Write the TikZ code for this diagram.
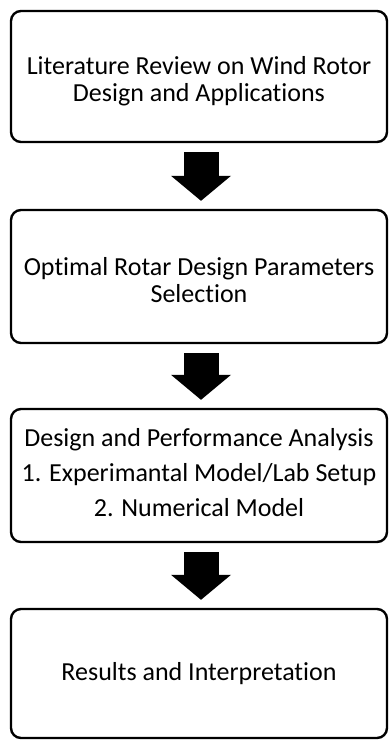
\documentclass[tikz,border=0pt]{standalone}
\usepackage{fontspec}
\setmainfont[Ligatures=NoCommon]{Carlito}
\usetikzlibrary{arrows.meta}
\begin{document}
\begin{tikzpicture}[x=1pt,y=-1pt,
  box/.style={draw, line width=2.4pt, rounded corners=10pt, minimum width=376pt, inner sep=0pt},
  txt/.style={align=center, font=\fontsize{26}{27}\selectfont, inner sep=0pt},
  flow/.style={line width=35pt, -{Triangle[width=60pt,length=25pt,line width=0pt]},
    shorten <=9pt, shorten >=8pt}]
\useasboundingbox (0,0) rectangle (389,741);
\node[box, minimum height=131pt] (b1) at (199,76.5) {};
\node[box, minimum height=133pt] (b2) at (199,276.5) {};
\node[box, minimum height=133pt] (b3) at (199,475.5) {};
\node[box, minimum height=129pt] (b4) at (199,673.5) {};
\node[txt] (t1) at ([yshift=-5pt]b1.center)
  {Literature Review on Wind Rotor\\Design and Applications};
\node[txt] (t2) at ([yshift=-4pt]b2.center)
  {Optimal Rotar Design Parameters\\Selection};
\node[txt, font=\fontsize{26}{35}\selectfont] (t3) at ([yshift=3pt]b3.center)
  {Design and Performance Analysis\\1. Experimantal Model/Lab Setup\\2. Numerical Model};
\node[txt] (t4) at (b4.center) {Results and Interpretation};
\draw[flow] ([xshift=2pt]b1.south) -- ([xshift=2pt]b2.north);
\draw[flow] ([xshift=2pt]b2.south) -- ([xshift=2pt]b3.north);
\draw[flow] ([xshift=2pt]b3.south) -- ([xshift=2pt]b4.north);
\end{tikzpicture}
\end{document}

--------------------------------

What is needed – Output a faithful copy of the data, with each picture left out.

Finished answer –
Write the TikZ code for this diagram.
\documentclass[tikz,border=0pt]{standalone}
\usepackage{fontspec}
\setmainfont[Ligatures=NoCommon]{Carlito}
\usetikzlibrary{arrows.meta}
\begin{document}
\begin{tikzpicture}[x=1pt,y=-1pt,
  box/.style={draw, line width=2.4pt, rounded corners=10pt, minimum width=376pt, inner sep=0pt},
  txt/.style={align=center, font=\fontsize{26}{27}\selectfont, inner sep=0pt},
  flow/.style={line width=35pt, -{Triangle[width=60pt,length=25pt,line width=0pt]},
    shorten <=9pt, shorten >=8pt}]
\useasboundingbox (0,0) rectangle (389,741);
\node[box, minimum height=131pt] (b1) at (199,76.5) {};
\node[box, minimum height=133pt] (b2) at (199,276.5) {};
\node[box, minimum height=133pt] (b3) at (199,475.5) {};
\node[box, minimum height=129pt] (b4) at (199,673.5) {};
\node[txt] (t1) at ([yshift=-5pt]b1.center)
  {Literature Review on Wind Rotor\\Design and Applications};
\node[txt] (t2) at ([yshift=-4pt]b2.center)
  {Optimal Rotar Design Parameters\\Selection};
\node[txt, font=\fontsize{26}{35}\selectfont] (t3) at ([yshift=3pt]b3.center)
  {Design and Performance Analysis\\1. Experimantal Model/Lab Setup\\2. Numerical Model};
\node[txt] (t4) at (b4.center) {Results and Interpretation};
\draw[flow] ([xshift=2pt]b1.south) -- ([xshift=2pt]b2.north);
\draw[flow] ([xshift=2pt]b2.south) -- ([xshift=2pt]b3.north);
\draw[flow] ([xshift=2pt]b3.south) -- ([xshift=2pt]b4.north);
\end{tikzpicture}
\end{document}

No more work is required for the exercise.